Indeed, it’s naive to expect exposures to be additive, but I am surprised at how many people believe that the sum of the individual exposures is not very far off the total exposure. It takes a lot of effort to actually convince people that Monte Carlo is much better than just taking a PFE from a table, multiplying it by the notional, and adding up the results for all trades. People use some tricks to take netting into account, but those tricks were designed to work only under a few particular conditions. Naturally, no-one remembers anymore what those conditions were.

And yes, I do agree that tail exposure is a better measure than quantile.
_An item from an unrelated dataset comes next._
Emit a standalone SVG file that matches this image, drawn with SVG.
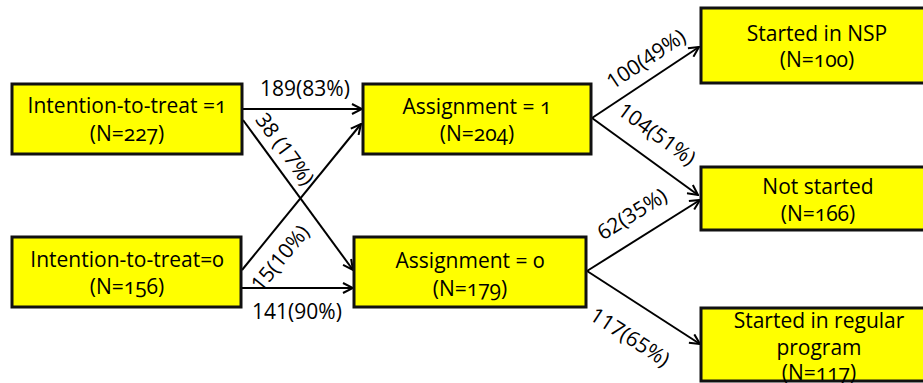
<svg xmlns="http://www.w3.org/2000/svg" width="923" height="383" viewBox="0 0 923 383">
<style>
.box{fill:#ffff00;stroke:#111;stroke-width:3}
.t{font-family:"Open Sans","DejaVu Sans",sans-serif;font-size:21px;fill:#000;text-anchor:middle;font-variant-numeric:oldstyle-nums}
.c{stroke:#000;stroke-width:2;fill:none}
.l{font-family:"Open Sans","DejaVu Sans",sans-serif;font-size:21px;fill:#000;text-anchor:middle}
</style>
<defs>
<marker id="ah" viewBox="0 0 12 12" refX="11" refY="6" markerWidth="12" markerHeight="12" markerUnits="userSpaceOnUse" orient="auto">
<path d="M1,1 L11,6 L1,11" fill="none" stroke="#000" stroke-width="2"/>
</marker>
</defs>
<g id="connectors">
<line class="c" x1="242" y1="109" x2="362" y2="109" marker-end="url(#ah)"/>
<line class="c" x1="243" y1="120" x2="353" y2="270" marker-end="url(#ah)"/>
<line class="c" x1="242" y1="270" x2="361" y2="124" marker-end="url(#ah)"/>
<line class="c" x1="241" y1="288" x2="353" y2="288" marker-end="url(#ah)"/>
<line class="c" x1="592" y1="118" x2="699" y2="47" marker-end="url(#ah)"/>
<line class="c" x1="592" y1="118" x2="698" y2="195" marker-end="url(#ah)"/>
<line class="c" x1="587" y1="271" x2="700" y2="200" marker-end="url(#ah)"/>
<line class="c" x1="587" y1="271" x2="700" y2="344" marker-end="url(#ah)"/>
<text class="l" x="305" y="96">189(83%)</text>
<text class="l" x="297" y="319">141(90%)</text>
<text class="l" x="285" y="149" dy="0.35em" transform="rotate(53.7 285 149)">38 (17%)</text>
<text class="l" x="280" y="258" dy="0.35em" transform="rotate(-50.7 280 258)">15(10%)</text>
<text class="l" x="646" y="59" dy="0.35em" transform="rotate(-33.6 646 59)">100(49%)</text>
<text class="l" x="657" y="134" dy="0.35em" transform="rotate(36 657 134)">104(51%)</text>
<text class="l" x="632" y="214" dy="0.35em" transform="rotate(-32 632 214)">62(35%)</text>
<text class="l" x="630" y="337" dy="0.35em" transform="rotate(32.9 630 337)">117(65%)</text>
</g>
<g id="itt1">
<rect class="box" x="12" y="84" width="230" height="70"/>
<text class="t" x="127" y="113">Intention-to-treat =1</text>
<text class="t" x="127" y="141">(N=227)</text>
</g>
<g id="itt0">
<rect class="box" x="12" y="237" width="229" height="70"/>
<text class="t" x="127" y="267">Intention-to-treat=0</text>
<text class="t" x="127" y="294">(N=156)</text>
</g>
<g id="assign1">
<rect class="box" x="363" y="84" width="228" height="70"/>
<text class="t" x="477" y="114">Assignment = 1</text>
<text class="t" x="477" y="141">(N=204)</text>
</g>
<g id="assign0">
<rect class="box" x="354" y="237" width="232" height="70"/>
<text class="t" x="470" y="268">Assignment = 0</text>
<text class="t" x="470" y="296">(N=179)</text>
</g>
<g id="nsp">
<rect class="box" x="701" y="8" width="240" height="75"/>
<text class="t" x="817" y="41">Started in NSP</text>
<text class="t" x="817" y="67">(N=100)</text>
</g>
<g id="notstarted">
<rect class="box" x="701" y="167" width="240" height="63"/>
<text class="t" x="818" y="194">Not started</text>
<text class="t" x="818" y="221">(N=166)</text>
</g>
<g id="regular">
<rect class="box" x="701" y="308" width="240" height="73"/>
<text class="t" x="819" y="328">Started in regular</text>
<text class="t" x="819" y="355">program</text>
<text class="t" x="819" y="380">(N=117)</text>
</g>
</svg>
Oh I’m surprised too. All but the most simple of portfolios are best done with MC. Otherwise you have to choose between having no idea of what you’re doing or being way too conservative.

Hi Cyril,

Though I am a rookie in the world of quant finance, I would like to give some feedback on this,

It is true that PFE is non additive, but you forgot to mention PFE is time based profile and based on the same level of interest rates (simulated or stressed) at a particular time, the MTMs or the exposure ( from both side of the involved parties) can be used to cancelled out in a netted portfolio .

assumption : vanillas swaps portfolio only

Also can you give an intuitive explanation of a scenario when EPE profile can be over the PFE profile.

Consider a portfolio which MtM is negative in 96% of your scenarios and positive in 4% of them (say, a long option which is far out of the money). Its peak exposure at 95% confidence level is zero; its expected exposure will be a positive number, thus EPE > PFE.

As regards your previous point, I am not sure I follow your meaning. I do agree that MtMs are additive, but I am afraid it’s not the point that you were making.